Less than a week after it was unveiled, the Obama administration’s blueprint for overhauling the Elementary and Secondary Education Act is drawing both bipartisan support and skepticism from the congressional committees tasked with the law’s reauthorization.
In a pair of Wednesday appearances, U.S. Secretary of Education Arne Duncan assured members of the House Education and Labor Committee and the Senate Health, Education, Labor, and Pensions Committee that the administration wants to extend flexibility to states and districts while boosting student-achievement goals.
The reception, particularly in the Senate, was generally positive to the plan unveiled March 13 for revamping the ESEA, whose current version—signed into law by President George W. Bush in 2002—is the No Child Left Behind Act.
Key Republicans called the plan a good jumping-off point for debate. Sen. Lamar Alexander, R-Tenn.—himself a former federal education secretary—deemed it “an excellent beginning,” particularly its support for rewarding districts that are making strides in raising student achievement.
Sen. Michael B. Enzi of Wyoming, the top Republican on the committee, said he thought that the blueprint stayed true to Secretary Duncan’s promise to be tight on goals for student achievement, but looser than the NCLB law on how districts and schools must get there.
The blueprint seeks to revamp the accountability system at the heart of No Child Left Behind by focusing federal resources and direction on the schools that are struggling the most to improve student achievement. It would give states and districts more flexibility to determine how to intervene in schools that are generally performing well but may have trouble reaching students in a particular subgroup, such as English-language learners.
The broad proposal would place more of an emphasis on students’ academic growth, rather than comparing different cohorts of students with one another. But it would retain NCLB’s testing regime and its requirement that states disaggregate student-achievement data by racial and ethnic group and by other populations such as students in special education.
Sen. Enzi’s main objection appeared to be the perceived lack of a good option for low-performing rural schools among the four “turnaround” models spelled out in both the blueprint and the regulations for $3.5 billion in School Improvement Grants, the bulk of which is being made available under the 2009 federal economic-stimulus law.
Those models, aimed at perennially low-performing schools, include some dramatic interventions, such as closing a school and reopening it as a charter. In nearly all cases, the school’s principal would be removed.
Mr. Duncan told Sen. Enzi that low-performing rural schools could try the so-called “transformation model,” which is widely considered the least drastic of the four options. It requires schools to offer extended learning time, institute alternative pay plans, and try out new instructional programs, among other remedies.
Progressive Democrats have sometimes questioned the administration’s approach to K-12 education. But Sen. Al Franken, D-Minn., who is viewed as a liberal, told Mr. Duncan, “I really love that you’re focusing on progress and growth and not just hitting an arbitrary score.”

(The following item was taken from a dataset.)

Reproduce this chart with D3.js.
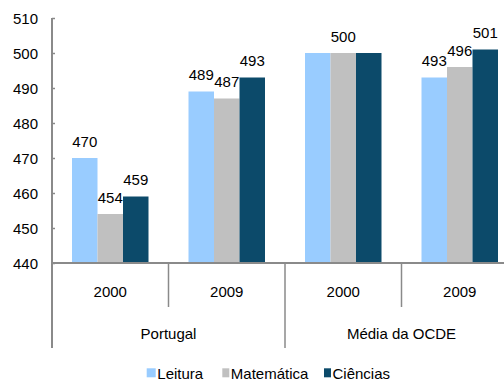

However, Sen. Patty Murray, D-Wash., expressed displeasure that the administration has proposed in its fiscal 2011 budget request to make some money for teacher training available through competitive grants. She is worried that troubled programs wouldn’t have the resources to improve.
House Appearance
In the House panel’s hearing, the Obama administration’s emphasis on competitive funding also sparked skepticism among House Democrats.
Rep. Joe Courtney, D-Conn., said that, given the still-sluggish economy, districts need to target money to averting layoffs and heading off programmatic cutbacks, and may need all the federal aid possible. While he said he appreciated that the administration’s education redesign goals are furthered through the competitive grants, he worried that it may not be the right time to go forward with that approach.
Republicans also questioned key aspects of the ESEA blueprint. Rep. John Kline of Minnesota, the top Republican on the committee, praised the bipartisan approach to reauthorizing the law, but said he worried about the impact of the administration’s proposal to stop mandating school choice and supplemental education services for students in schools that are failing to meet achievement targets.
“These tools would become optional—but no longer required—for some struggling schools. In reality, this means few if any students would have access to the immediate lifeline that tutoring and transfers provide,” Kline said.
Rep. Kline also appeared skeptical of language in the blueprint that would identify some states as “challenge” states. The administration’s plan says that such states would “face additional restrictions on the use of ESEA funds and may be required to work with an outside organization to improve student academic achievement.”
Meanwhile, the House education committee’s chairman, Rep. George Miller, D-Calif. said the blueprint “lays the important markers” as Congress begins to rewrite the law. But he also asked about the research behind the four strategies for turning around low-performing schools.
Rep. Dale Kildee, D-Mich., the chairman of the subcommittee overseeing K-12 policy, said he is worried about the administration’s push to expand charter schools. He is concerned that such schools siphon resources from regular public schools. The former teacher also said that the administration’s push to revamp teacher evaluation should take into account the kinds of students a teacher is dealing with.
But Rep. Vernon Ehlers, R-Mich., who is retiring from Congress after his current term is up, echoed his Senate counterparts, calling the blueprint “a good place to start.”